A challenge for any company with an embedded anti-corruption compliance programme is implementing an anti-bribery management system as required by the ISO 37001 standard. Part of this challenge is ‘retrofitting’ some of your programme into the structure of a management system. While there are very significant similarities between an anti-corruption compliance programme and an anti-bribery management system, there are some areas that make a management system capable of being certified.
The main thing to remember is that a management system relies on documented evidence. You may ‘do something’, but you need to be able to prove it – especially if your management system is the subject of a certification audit.
Clause 4.2 of the ISO 37001 standard asks you to understand the needs and expectations of your stakeholders as part of your management system. This section is often poorly understood and therefore subject to many non-conformities throughout the audit and certification process.

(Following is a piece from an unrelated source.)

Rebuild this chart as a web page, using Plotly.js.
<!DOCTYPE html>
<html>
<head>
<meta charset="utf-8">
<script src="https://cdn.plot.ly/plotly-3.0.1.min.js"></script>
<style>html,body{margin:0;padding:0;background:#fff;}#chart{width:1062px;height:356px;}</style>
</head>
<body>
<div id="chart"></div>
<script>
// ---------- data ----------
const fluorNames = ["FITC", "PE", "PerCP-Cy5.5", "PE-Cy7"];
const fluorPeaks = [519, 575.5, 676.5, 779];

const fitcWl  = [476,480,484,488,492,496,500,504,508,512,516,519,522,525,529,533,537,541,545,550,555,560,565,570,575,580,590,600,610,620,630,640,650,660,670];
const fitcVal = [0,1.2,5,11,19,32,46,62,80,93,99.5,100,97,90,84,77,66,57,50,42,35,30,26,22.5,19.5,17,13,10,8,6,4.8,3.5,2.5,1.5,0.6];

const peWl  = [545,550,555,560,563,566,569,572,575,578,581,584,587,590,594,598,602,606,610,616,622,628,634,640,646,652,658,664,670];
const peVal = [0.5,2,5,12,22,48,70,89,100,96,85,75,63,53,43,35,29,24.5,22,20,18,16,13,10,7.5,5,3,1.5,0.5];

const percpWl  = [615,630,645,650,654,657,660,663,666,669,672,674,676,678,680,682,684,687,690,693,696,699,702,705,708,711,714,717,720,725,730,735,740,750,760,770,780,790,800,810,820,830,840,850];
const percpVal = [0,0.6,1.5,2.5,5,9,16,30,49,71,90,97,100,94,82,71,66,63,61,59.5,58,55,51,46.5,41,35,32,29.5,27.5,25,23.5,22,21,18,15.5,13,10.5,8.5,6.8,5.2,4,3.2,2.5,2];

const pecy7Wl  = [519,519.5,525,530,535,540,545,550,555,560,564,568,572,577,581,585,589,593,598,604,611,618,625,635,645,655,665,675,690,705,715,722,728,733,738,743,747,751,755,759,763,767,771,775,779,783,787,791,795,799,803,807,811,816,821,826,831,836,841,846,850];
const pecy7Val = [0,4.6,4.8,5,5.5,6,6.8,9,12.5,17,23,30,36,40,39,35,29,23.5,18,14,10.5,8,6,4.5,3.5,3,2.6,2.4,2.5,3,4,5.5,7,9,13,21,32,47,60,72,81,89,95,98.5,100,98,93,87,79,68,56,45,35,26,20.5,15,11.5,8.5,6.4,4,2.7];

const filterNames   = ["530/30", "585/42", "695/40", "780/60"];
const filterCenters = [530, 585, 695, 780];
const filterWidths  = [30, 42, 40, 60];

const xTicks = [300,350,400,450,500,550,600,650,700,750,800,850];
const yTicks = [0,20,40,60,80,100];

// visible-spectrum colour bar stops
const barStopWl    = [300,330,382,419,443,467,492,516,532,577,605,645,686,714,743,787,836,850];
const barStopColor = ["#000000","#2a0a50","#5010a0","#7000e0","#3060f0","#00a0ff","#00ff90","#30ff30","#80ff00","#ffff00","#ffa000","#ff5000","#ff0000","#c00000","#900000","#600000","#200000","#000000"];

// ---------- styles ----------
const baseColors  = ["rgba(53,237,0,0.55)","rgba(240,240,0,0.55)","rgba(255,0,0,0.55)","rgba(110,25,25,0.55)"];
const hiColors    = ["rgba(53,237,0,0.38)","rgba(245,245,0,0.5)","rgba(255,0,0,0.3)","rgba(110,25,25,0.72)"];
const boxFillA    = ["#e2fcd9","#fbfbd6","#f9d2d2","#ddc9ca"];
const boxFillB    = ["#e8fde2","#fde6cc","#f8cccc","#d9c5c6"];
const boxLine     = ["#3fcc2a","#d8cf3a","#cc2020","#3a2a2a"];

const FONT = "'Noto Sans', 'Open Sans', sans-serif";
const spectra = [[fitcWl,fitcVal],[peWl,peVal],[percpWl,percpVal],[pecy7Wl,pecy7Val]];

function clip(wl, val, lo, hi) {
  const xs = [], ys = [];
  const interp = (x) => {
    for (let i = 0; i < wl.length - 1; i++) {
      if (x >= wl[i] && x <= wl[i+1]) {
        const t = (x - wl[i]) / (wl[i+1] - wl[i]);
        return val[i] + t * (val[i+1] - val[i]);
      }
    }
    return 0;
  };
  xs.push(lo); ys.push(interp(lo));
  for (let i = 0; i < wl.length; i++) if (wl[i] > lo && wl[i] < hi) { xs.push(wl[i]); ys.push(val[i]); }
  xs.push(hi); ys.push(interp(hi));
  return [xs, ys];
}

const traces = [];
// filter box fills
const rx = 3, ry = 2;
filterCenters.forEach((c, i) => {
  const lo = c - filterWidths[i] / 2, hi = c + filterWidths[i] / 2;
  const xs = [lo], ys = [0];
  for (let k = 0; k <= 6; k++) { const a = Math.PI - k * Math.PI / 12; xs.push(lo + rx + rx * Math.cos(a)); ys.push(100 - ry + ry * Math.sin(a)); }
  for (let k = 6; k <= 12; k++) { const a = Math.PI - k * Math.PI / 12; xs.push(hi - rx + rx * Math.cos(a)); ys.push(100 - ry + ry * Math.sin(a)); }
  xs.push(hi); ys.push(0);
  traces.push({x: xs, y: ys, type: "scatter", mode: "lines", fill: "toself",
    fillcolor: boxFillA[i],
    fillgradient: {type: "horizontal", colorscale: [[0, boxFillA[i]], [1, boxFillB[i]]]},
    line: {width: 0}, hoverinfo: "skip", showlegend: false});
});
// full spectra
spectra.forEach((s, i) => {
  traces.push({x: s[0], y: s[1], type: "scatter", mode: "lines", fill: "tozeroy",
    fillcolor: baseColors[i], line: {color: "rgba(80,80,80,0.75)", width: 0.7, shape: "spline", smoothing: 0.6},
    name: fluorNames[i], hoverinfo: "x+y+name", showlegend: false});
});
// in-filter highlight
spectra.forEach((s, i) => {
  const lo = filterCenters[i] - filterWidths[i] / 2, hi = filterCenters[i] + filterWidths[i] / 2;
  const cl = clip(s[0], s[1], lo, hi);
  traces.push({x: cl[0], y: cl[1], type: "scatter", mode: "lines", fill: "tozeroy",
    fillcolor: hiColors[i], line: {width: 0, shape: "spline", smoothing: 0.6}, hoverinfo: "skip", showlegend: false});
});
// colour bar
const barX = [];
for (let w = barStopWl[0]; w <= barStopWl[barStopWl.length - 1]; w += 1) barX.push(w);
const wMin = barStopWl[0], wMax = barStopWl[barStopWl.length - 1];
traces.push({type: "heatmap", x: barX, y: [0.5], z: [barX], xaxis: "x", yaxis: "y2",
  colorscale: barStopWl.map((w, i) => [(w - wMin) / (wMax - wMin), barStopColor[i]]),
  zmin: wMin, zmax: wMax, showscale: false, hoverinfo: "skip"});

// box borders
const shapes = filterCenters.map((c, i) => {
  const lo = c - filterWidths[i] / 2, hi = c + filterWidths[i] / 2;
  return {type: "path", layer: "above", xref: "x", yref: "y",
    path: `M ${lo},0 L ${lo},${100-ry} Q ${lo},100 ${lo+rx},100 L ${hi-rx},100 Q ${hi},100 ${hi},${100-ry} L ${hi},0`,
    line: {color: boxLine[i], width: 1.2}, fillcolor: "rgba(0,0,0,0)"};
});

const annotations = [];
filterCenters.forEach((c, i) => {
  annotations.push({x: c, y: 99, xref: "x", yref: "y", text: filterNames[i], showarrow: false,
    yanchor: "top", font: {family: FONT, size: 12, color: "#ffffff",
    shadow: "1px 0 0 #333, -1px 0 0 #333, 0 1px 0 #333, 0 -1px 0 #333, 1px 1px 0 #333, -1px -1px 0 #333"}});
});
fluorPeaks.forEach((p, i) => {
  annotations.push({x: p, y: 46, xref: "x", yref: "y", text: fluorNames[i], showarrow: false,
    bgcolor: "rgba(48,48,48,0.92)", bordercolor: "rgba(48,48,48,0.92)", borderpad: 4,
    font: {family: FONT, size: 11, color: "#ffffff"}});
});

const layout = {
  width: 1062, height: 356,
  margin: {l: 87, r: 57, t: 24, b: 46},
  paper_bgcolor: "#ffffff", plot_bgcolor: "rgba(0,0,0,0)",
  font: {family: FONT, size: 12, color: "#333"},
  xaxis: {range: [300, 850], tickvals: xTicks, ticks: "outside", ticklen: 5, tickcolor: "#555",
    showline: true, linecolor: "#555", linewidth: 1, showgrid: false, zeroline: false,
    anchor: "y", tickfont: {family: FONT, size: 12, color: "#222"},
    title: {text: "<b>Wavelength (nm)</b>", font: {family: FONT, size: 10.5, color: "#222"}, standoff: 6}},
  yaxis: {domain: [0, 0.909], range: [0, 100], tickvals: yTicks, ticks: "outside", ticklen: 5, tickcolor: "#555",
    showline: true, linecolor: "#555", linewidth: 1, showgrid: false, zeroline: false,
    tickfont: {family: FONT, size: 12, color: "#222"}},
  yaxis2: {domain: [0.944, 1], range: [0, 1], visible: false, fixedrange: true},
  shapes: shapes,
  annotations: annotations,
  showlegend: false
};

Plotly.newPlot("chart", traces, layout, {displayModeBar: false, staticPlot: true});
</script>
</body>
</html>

There are many companies that built a compliance programme to manage their bribery risks and simply didn’t spend enough time studying the specific words of each section during the transition to a management system. Many assume that the work done for their compliance programme will be enough to meet the standard.

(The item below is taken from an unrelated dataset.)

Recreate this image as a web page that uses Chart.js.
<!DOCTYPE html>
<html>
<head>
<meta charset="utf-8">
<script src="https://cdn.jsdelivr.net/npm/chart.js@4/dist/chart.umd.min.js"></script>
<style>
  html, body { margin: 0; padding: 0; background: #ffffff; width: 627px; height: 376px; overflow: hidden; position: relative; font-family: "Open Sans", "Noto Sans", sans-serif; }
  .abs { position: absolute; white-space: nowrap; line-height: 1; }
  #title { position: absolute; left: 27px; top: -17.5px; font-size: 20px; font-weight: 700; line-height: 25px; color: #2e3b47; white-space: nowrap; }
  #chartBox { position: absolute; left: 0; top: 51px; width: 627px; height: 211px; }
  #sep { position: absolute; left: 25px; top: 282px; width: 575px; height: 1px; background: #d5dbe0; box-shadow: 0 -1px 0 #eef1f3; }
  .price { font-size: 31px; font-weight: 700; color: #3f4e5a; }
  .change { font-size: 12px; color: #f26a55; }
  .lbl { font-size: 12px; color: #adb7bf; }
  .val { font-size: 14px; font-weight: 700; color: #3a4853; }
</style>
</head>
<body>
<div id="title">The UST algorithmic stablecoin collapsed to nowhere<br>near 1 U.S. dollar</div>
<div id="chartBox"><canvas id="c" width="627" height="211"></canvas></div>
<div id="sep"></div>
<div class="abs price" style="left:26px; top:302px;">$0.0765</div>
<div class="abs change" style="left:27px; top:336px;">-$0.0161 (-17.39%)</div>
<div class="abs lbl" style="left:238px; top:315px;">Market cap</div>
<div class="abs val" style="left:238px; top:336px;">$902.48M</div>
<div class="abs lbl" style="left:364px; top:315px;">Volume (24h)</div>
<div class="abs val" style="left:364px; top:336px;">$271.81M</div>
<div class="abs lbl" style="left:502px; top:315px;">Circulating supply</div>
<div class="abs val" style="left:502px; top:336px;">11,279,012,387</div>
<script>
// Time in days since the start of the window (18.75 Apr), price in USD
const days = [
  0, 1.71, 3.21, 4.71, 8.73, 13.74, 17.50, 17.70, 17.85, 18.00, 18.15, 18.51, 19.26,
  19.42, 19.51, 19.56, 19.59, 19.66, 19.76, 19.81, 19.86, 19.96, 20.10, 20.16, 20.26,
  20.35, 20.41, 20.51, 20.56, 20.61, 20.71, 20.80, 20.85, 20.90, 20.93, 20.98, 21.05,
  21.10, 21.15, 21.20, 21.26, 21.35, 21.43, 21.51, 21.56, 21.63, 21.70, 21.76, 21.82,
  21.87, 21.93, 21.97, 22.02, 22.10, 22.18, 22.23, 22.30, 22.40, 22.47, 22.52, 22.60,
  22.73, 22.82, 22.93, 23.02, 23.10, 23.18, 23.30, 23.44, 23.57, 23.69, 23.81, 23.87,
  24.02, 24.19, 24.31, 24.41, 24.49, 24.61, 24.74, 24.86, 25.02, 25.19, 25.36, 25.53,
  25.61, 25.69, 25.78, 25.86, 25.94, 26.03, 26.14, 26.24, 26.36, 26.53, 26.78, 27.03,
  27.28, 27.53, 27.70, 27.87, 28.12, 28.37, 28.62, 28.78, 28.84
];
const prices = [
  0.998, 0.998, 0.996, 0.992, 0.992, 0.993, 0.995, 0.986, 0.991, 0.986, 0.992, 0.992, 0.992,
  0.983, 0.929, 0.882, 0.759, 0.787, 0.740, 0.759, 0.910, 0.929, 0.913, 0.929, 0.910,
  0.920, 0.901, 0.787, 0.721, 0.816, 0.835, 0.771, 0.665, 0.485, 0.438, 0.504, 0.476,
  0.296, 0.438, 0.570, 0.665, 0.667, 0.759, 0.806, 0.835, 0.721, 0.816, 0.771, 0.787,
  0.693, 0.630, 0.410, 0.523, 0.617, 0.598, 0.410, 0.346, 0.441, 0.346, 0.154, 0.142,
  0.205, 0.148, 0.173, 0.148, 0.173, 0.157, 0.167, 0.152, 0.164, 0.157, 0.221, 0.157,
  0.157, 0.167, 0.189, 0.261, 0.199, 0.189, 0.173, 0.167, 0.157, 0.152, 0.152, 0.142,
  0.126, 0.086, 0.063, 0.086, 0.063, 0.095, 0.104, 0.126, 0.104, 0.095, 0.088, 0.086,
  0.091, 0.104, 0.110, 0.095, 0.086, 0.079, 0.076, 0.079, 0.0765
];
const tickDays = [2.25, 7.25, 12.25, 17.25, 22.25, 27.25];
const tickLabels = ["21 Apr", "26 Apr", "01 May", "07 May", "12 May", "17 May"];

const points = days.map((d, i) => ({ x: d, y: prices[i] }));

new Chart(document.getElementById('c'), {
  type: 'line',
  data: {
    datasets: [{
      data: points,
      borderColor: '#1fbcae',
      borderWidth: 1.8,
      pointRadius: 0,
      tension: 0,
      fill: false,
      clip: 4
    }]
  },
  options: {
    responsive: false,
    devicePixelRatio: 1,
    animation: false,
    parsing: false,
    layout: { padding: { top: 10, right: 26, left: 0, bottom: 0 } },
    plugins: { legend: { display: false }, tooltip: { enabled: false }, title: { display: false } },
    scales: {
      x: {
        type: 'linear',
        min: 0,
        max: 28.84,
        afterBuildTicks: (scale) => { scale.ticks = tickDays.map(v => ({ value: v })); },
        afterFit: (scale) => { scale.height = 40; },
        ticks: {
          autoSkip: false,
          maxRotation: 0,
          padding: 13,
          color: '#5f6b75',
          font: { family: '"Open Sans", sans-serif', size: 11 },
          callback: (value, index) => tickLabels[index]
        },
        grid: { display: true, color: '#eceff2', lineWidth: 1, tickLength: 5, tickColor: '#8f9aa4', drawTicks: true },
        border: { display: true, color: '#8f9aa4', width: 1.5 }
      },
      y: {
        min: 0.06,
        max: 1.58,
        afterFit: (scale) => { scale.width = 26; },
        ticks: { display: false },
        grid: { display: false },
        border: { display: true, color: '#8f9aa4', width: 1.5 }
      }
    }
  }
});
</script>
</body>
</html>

The following are some pointers for meeting the requirements of clause 4.2 that go above and beyond what most companies look at when they are building a pure compliance programme instead of a certifiable management system.
Firstly, the standard says that you ‘shall’ consider your stakeholders, so a failure to do so will be a major or minor non-conformity.
The first part of clause 4.2 requires you to determine the stakeholders that are relevant to the management system. These stakeholders are not the ‘normal’ stakeholders that interact with the company, so, while there may be some overlap with these general stakeholders, pointing to an annual report that discusses stakeholders is not sufficient evidence of compliance.
Most companies that operate a management system of this type will have a review session annually where they look at the stakeholder list and discuss whether any changes are required. The stakeholders are normally shown in a stakeholder map and will list at least the following information:
- the stakeholder group definition
- the reason why each stakeholder group is relevant to the management system
- how the organisation engages with each group of stakeholders
- examples of named stakeholders from each group
- what the position of those stakeholders is towards the management system (for, against, supportive etc.)
- the dates the organisation sought the stakeholders’ expectations regarding the management system.
The documentation for this section is often a spreadsheet or the stakeholder map.
The second and more challenging part of clause 4.2 requires you to determine the relevant requirements of each stakeholder as they apply to the anti-bribery management system. This requires far more thought and is often overlooked. These ‘requirements’ can be obtained through:
- legislation, if your stakeholder is a government
- a contract, if your stakeholder is a customer
- a joint venture agreement, if your stakeholder is a partner.
In many cases, there will be no written requirements from the stakeholder, so you will need to ask them what their requirements are via a survey or some form of engagement meeting where the management system and its design are discussed (in which case the documentation for this section would be meeting minutes, meeting outcomes, or perhaps a presentation that was delivered at the meeting).
As with all things in the management system standards, review sessions with stakeholders should be regular – at least annually – and documented. During these sessions with key stakeholders you must review and validate existing requirements as well as gather new requirements.
While stakeholder management is generally seen as a given in many of these business initiatives, it is important to remember that, when it comes to a management system, the engagement needs to be documented and subject to regular review. Pointing to or naming stakeholders is not enough to meet the demands of clause 4.2 – there needs to be documented engagement with the stakeholders to gather their requirements.